Audience engagement goes beyond simply sharing an article, media or photo on social media. It involves creating a post that’s compelling enough to get your audience to interact with it. More importantly, it’s finding what your audience wants and capitalizing on it, says Ren LaForme, interactive learning producer at The Poynter Institute.
It’s not an easy process, and it requires assessing your audience, understanding their wants and giving them a reason to interact. Sharing is the easy part. Now, how can you get your audience to engage with your posts?
Know your audience
Finding out who your audience is will help you find out what types of posts they like to read and hope to see on your social media feeds. Start by asking yourself the average age of your audience, their average income and how they’re accessing your content.
Scroll through some of your old posts on social media. Examine which posts received the most interaction and strategize how you’ll capitalize on those posts. For instance, did you receive a lot of feedback on a “how to” post? If so, create a “how to” series on your website and post the articles weekly on your social media accounts. Did most of your interactions come from Facebook? If so, be sure to maintain a consistent posting schedule on Facebook. Key in on your strong suits and use them as leverage to improve your audience engagement.
Get your audience excited
Now that you’ve determined your core audience, develop a posting strategy for your social media accounts. Determine how often you’re going to post and what types of content you’ll share on each platform.
“The ‘ideal’ frequency depends entirely on your business goals and the amount of time that you are willing to commit to your social media marketing efforts,” says Neil Patel, co-founder of Crazy Egg, Hello Bar and KISSmetrics, in an article on Forbes.

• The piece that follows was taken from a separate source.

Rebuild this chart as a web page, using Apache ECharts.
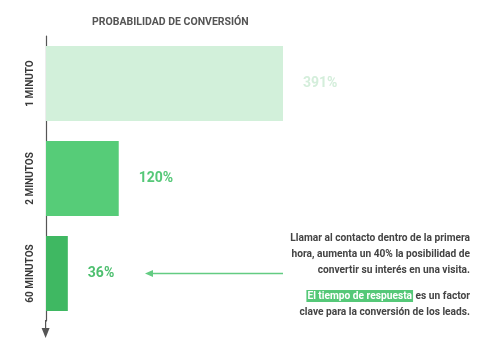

If you don’t have the resources to post frequently on your social media pages, or if posting a lot simply isn’t a part of your social media strategy, make sure you capitalize on your audience’s interests.
An integral part of this includes offering opportunities for your audience to engage throughout your writing process. If you’re writing a particularly intriguing feature story, let your audience know what you’re working on and offer them little previews or tidbits of your piece, LaForme says. You can do this by sharing quotes, images or teasers of your work.
LaForme also suggests sending out a number of connecting tweets in regard to your story, as well as sharing your story with the sources who helped you write it.
Don’t hold back
Even if you’re new to audience engagement, one of the most important goals is to establish your brand as an industry leader. Don’t hold back and don’t be boring: Respond to readers’ comments, ask readers for their input and share posts from other industry leaders on your pages.
“You need to show people that you’re comfortable being an expert on your topic,” LaForme says. “Don’t always publish your own stuff,” he adds.
When users engage with your posts, don’t hold back from responding to them. Develop a tone and company guidelines for how you’ll respond to a comment, whether it’s a rude or friendly one.
Post like you talk, LaForme says. Ask yourself what you’d say to a friend and use that tone. It’ll help you avoid being stiff or boring.
Finally, don’t be afraid to try something new. For example, Wendy’s introduced a new, sassy tone that’s leveraged engagement from its nearly 2 million followers. When user @_inkedSnowFlake sent a tweet to the fast food chain asking where the nearest McDonald’s is, Wendy’s responded with a picture of a garbage can. The tweet earned more than 13,000 retweets and nearly 40,000 engagements.
Audience engagement won’t happen overnight. It’s a process that requires time and dedication from your entire organization. If one strategy doesn’t work, move onto another.
Keep your chin up and have fun with it, LaForme advises. “It’s really such a huge opportunity.